Hong Kong National Party founder Andy Chan Ho-tin has argued that the authorities were wrong to ban his party under the Societies Ordinance because it is run by a registered company that comes under a different set of laws.
In his appeal filed on October 24 to Chief Executive Carrie Lam Cheng Yuet-ngor and the Executive Council, he said the government’s use of the ordinance to ban the party had no effect as the company running the party remained in operation.
For the first time, he revealed that the party was run by a company called C&N Limited, registered under the Companies Ordinance with him as its sole director.
Observers say Chan is hoping that the technical details of the HKNP’s founding will provide a legal loophole to undo the Security Bureau’s ban on the party on the grounds of national security. The ban took effect on September 24.
Chan pointed out in his appeal that the Societies Ordinance, which covers various interest groups, does not apply to a firm registered with the Companies Registry.
Drafted by his legal team, Chan’s appeal said there is no legal basis to ban the HKNP “which is registered as C&N Limited” from operating or continuing to operate and any dispute by the Security Bureau was better dealt with by the courts.
Companies Registry records show that he bought C&N as a ready-made company, with all registration paperwork done, before the 2016 general election.
He then applied to rename the company the Hong Kong National Party, and change its registered particulars to reflect its purpose to advance Hong Kong’s independence, but the Companies Registry rejected it.
The party’s objective at the time was to achieve independence through lawful and peaceful means.
Chan filed an appeal with the courts to review the rejection, but it is understood that no hearing date was fixed.
The Security Bureau declined to comment on whether C&N, as a properly registered company still in operation under the Companies Ordinance, was also subject to the ban on the HKNP.
Under the Societies Ordinance, it is a criminal offence to operate the party, claim to be a party member or provide it any assistance.

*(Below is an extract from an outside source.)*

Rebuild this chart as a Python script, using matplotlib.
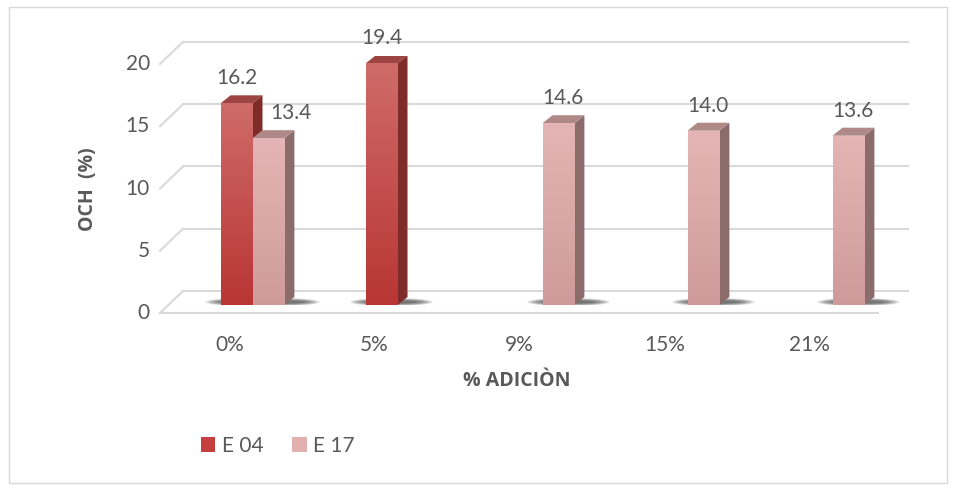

Chan and the Companies Registry did not respond to enquiries and his lawyer declined to comment.
Commenting on Chan’s line of argument, lawyer Alan Wong Hok-ming said that while it might trigger the Companies Registry to look into C&N’s operations, the case also illustrated the grey area under the Societies Ordinance when it comes to imposing a ban.
“If HKNP is banned, would it mean its operating entity is banned too?” he asked.
He also questioned whether Chan could simply rename his party and continue running it under the company.
Exco member Ronny Tong Ka-wah SC said that as long as C&N no longer acted on behalf of the banned HKNP, it could continue running.
“Chan is free to set up or operate any company, as long as it is not used to do anything for the HKNP,” he said.
Chan and party founder Chow Ho-fai filed separate appeals against the ban to the city leader and Executive Council, arguing that the Security Bureau had ignored the HKNP’s stance of seeking independence in non-violent means.
The authorities have accused the HKNP of having worked out a plan to seek independence using “whatever effective means” and declared that it posed a threat to national security and public order.
The Security Bureau earlier rejected Chan’s application to make an oral defence against the ban, saying that written submissions were sufficient.
Chan has argued that this is unfair to him procedurally and has asked to appear before the Exco to present a verbal defence before the appeal is considered.